Altered Fractionation for Head and Neck Cancer

Dr. Garden, an internationally known
expert in the field of head and neck radiation oncology, has written an
excellent article that clarifies the biological rationales for
hyperfractionation and accelerated fractionation treatment programs. His article
appearing in this month’s issue of ONCOLOGY provides a thorough review of the
literature by examining the randomized trials that have been performed in this
area. Dr. Garden establishes strong biological and clinical evidence that dose
escalation (via hyperfractionation) and shortening of the overall treatment time
(by accelerated fractionation) can improve local control of head and neck
cancer.

Remaining Problems

The question now is this: How can radiation oncologists
improve on these results? Most accelerated fractionation regimens use
large-volume radiation treatment portals that are not designed with an eye
toward sparing normal tissue. The other major problem is that, since treatments
are separated by 6 hours, these regimens require the patient to come to the
clinic more than once a day. This schedule translates into increased costs and
inconvenience for the patient.

Advances in Treatment Delivery

A technological advance called intensity-modulated radiation
therapy (IMRT) has become available in the last 10 years, resulting in
improvements in the delivery of radiation.[1-7] The radiation oncologist has
historically worked via a trial and error method—placing radiation treatment
portals on the patient and then looking at the dose distribution. If the dose
distribution is not acceptable, new portals are placed, and the process
continues until an acceptable dose distribution is obtained.

In contrast, IMRT breaks the large portal into multiple small
beamlets that are no more than 1 × 1 cm² in size. Instead of two or three large
portals being used to treat the patient, the potential for millions of beamlets
exists.

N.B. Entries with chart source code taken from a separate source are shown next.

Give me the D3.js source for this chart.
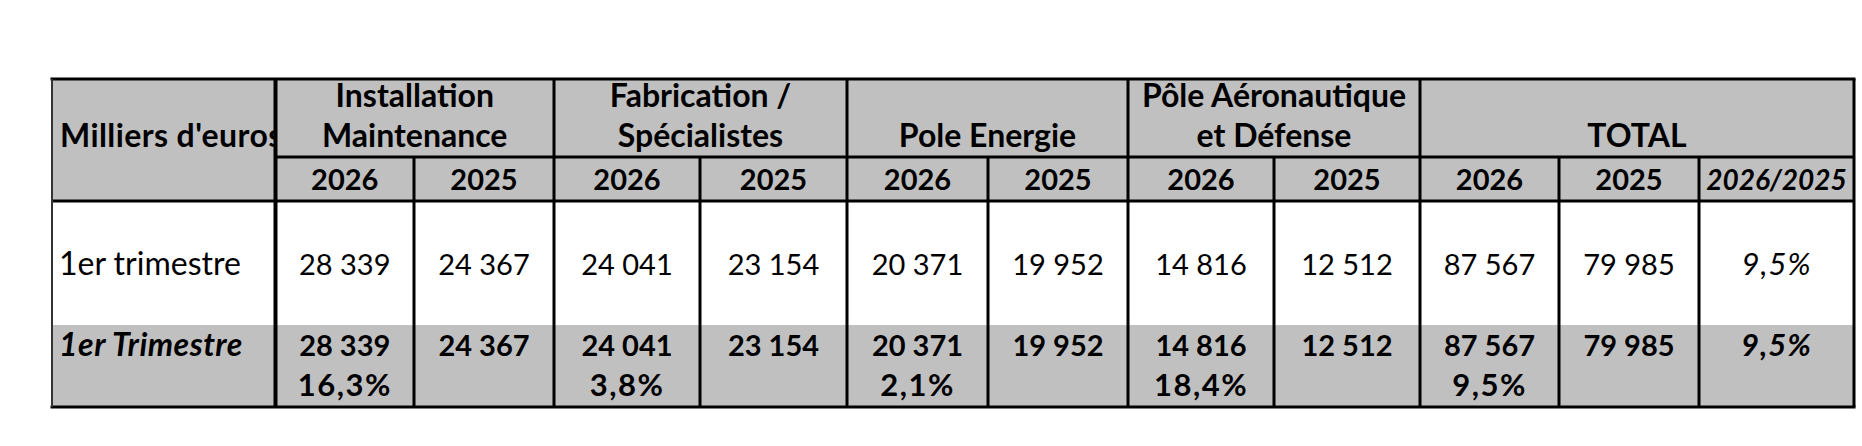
<!DOCTYPE html>
<html>
<head>
<meta charset="utf-8">
<script src="https://cdn.jsdelivr.net/npm/d3@7"></script>
<style>
  body { margin: 0; background: #fff; }
  svg text { font-family: Lato, 'Open Sans', sans-serif; fill: #000; }
</style>
</head>
<body>
<div id="tableau"></div>
<script>
const groupes = [
  ['Installation', 'Maintenance'],
  ['Fabrication /', 'Spécialistes'],
  ['', 'Pole Energie'],
  ['Pôle Aéronautique', 'et Défense'],
  ['', 'TOTAL']
]
const annees = ['2026', '2025']
const ratioLabel = '2026/2025'
const lignes = ['1er trimestre', '1er Trimestre']
const ca2026 = [28339, 24041, 20371, 14816, 87567]
const ca2025 = [24367, 23154, 19952, 12512, 79985]
const evolution = [16.3, 3.8, 2.1, 18.4, 9.5]
const evolTotal = 9.5

// Mise en page (bords des colonnes et des lignes, en px)
const ancho_total = 1862, alto_total = 446
const colEdges = [52, 275.5, 414, 554, 700, 847, 988, 1128, 1274, 1420, 1559, 1699, 1854]
const rowEdges = [79, 157, 201, 325, 407]
const gris = '#c0c0c0'
const fsMot = 32, fsNum = 29, fsPct = 31

const fr = d3.formatLocale({ decimal: ',', thousands: ' ', grouping: [3], currency: ['', ' €'] })
const fmtNum = fr.format(',d')
const fmtPct = d => fr.format('.1f')(d) + '%'

const svg = d3.select('#tableau').append('svg')
  .attr('width', ancho_total)
  .attr('height', alto_total)

// echelle des colonnes: index -> centre
const x = d3.scaleOrdinal()
  .domain(d3.range(colEdges.length - 1))
  .range(d3.range(colEdges.length - 1).map(i => (colEdges[i] + colEdges[i + 1]) / 2))

const left = colEdges[0], right = colEdges[colEdges.length - 1]

// fonds
svg.append('rect')
  .attr('x', left).attr('y', rowEdges[0])
  .attr('width', right - left).attr('height', rowEdges[2] - rowEdges[0])
  .attr('fill', gris)
svg.append('rect')
  .attr('x', left).attr('y', rowEdges[3])
  .attr('width', right - left).attr('height', rowEdges[4] - rowEdges[3])
  .attr('fill', gris)

// texte utilitaire
function txt(xp, yp, s, opts = {}) {
  return svg.append('text')
    .attr('x', xp).attr('y', yp)
    .attr('text-anchor', opts.anchor || 'middle')
    .attr('font-size', opts.size || fsMot)
    .attr('font-weight', opts.bold ? 700 : 400)
    .attr('font-style', opts.italic ? 'italic' : 'normal')
    .attr('letter-spacing', opts.ls || 0)
    .text(s)
}

// entete: "Milliers d'euros" coupe par la colonne
svg.append('clipPath').attr('id', 'clip0')
  .append('rect')
  .attr('x', left).attr('y', rowEdges[0])
  .attr('width', colEdges[1] - left - 1).attr('height', rowEdges[2] - rowEdges[0])
txt(left + 8, 147, "Milliers d'euros", { anchor: 'start', bold: true, ls: 0.4 })
  .attr('clip-path', 'url(#clip0)')

// groupes (2 colonnes chacun, TOTAL 3)
groupes.forEach((g, i) => {
  const c0 = 1 + i * 2
  const c1 = i === groupes.length - 1 ? c0 + 2 : c0 + 1
  const cx = (colEdges[c0] + colEdges[c1 + 1]) / 2
  if (g[0]) txt(cx, 107, g[0], { bold: true })
  txt(cx, 147, g[1], { bold: true })
})

// sous-entete annees
groupes.forEach((g, i) => {
  annees.forEach((a, j) => txt(x(1 + i * 2 + j), 190, a, { bold: true, size: fsNum }))
})
txt(x(11), 190, ratioLabel, { bold: true, italic: true, size: fsNum - 1 })

// ligne 1
txt(left + 7, 275, lignes[0], { anchor: 'start' })
ca2026.forEach((v, i) => txt(x(1 + i * 2), 275, fmtNum(v), { size: fsNum }))
ca2025.forEach((v, i) => txt(x(2 + i * 2), 275, fmtNum(v), { size: fsNum }))
txt(x(11), 275, fmtPct(evolTotal), { italic: true, size: fsPct, ls: 1 })

// ligne 2 (gras)
txt(left + 7, 356, lignes[1], { anchor: 'start', bold: true, italic: true, ls: 0.5 })
ca2026.forEach((v, i) => txt(x(1 + i * 2), 356, fmtNum(v), { bold: true, size: fsNum }))
ca2025.forEach((v, i) => txt(x(2 + i * 2), 356, fmtNum(v), { bold: true, size: fsNum }))
evolution.forEach((v, i) => txt(x(1 + i * 2), 396, fmtPct(v), { bold: true, size: fsPct, ls: 1.5 }))
txt(x(11), 356, fmtPct(evolTotal), { bold: true, italic: true, size: fsPct, ls: 1 })

// bordures
const trait = (x1, y1, x2, y2, w = 3, c = '#000') => svg.append('line')
  .attr('x1', x1).attr('y1', y1).attr('x2', x2).attr('y2', y2)
  .attr('stroke', c).attr('stroke-width', w)

trait(colEdges[1], rowEdges[1], right, rowEdges[1])
trait(left, rowEdges[2], right, rowEdges[2])
colEdges.slice(1, -1).forEach((e, i) => {
  const col = i + 1
  const debutGroupe = col === 1 || (col % 2 === 1 && col <= 9)
  trait(e, debutGroupe ? rowEdges[0] : rowEdges[1], e, rowEdges[4], col === 1 ? 4 : 3)
})
trait(left - 1.5, rowEdges[0], right + 1.5, rowEdges[0])
trait(left - 1.5, rowEdges[4], right + 1.5, rowEdges[4])
trait(right, rowEdges[0], right, rowEdges[4])
trait(left, rowEdges[0], left, rowEdges[4], 2, '#333')
</script>
</body>
</html>
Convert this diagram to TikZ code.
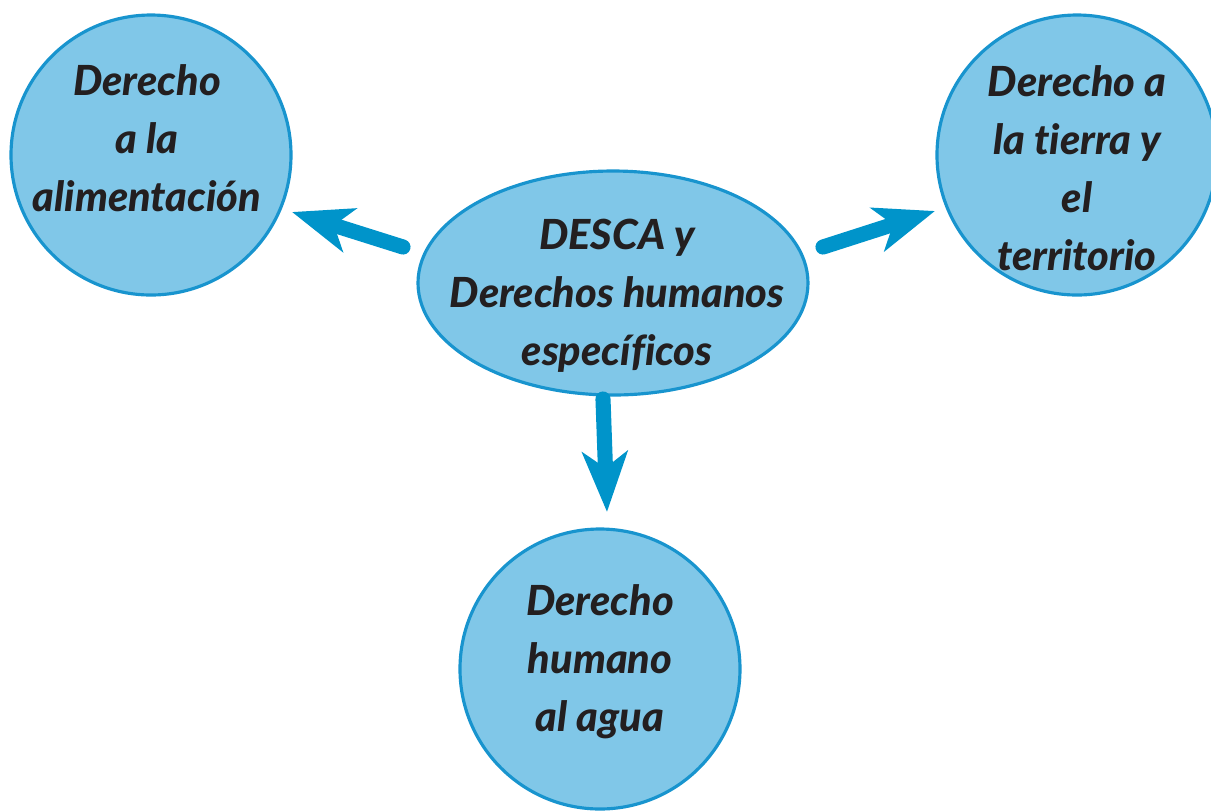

The radiation oncologist defines where he wants the dose distribution,
and the computer determines how to meet that prescription most effectively—ie,
where the best beamlets are and what their contribution in intensity should be.

The chosen beamlet pattern is also based on the dose
avoidance pattern that the radiation oncologist wishes to achieve. While dose
deposition patterns are established to encompass primary tumors and areas at
risk for microscopic disease, dose avoidance patterns cover normal tissues, such
as the spinal cord, parotid gland, retina, and optic chiasm.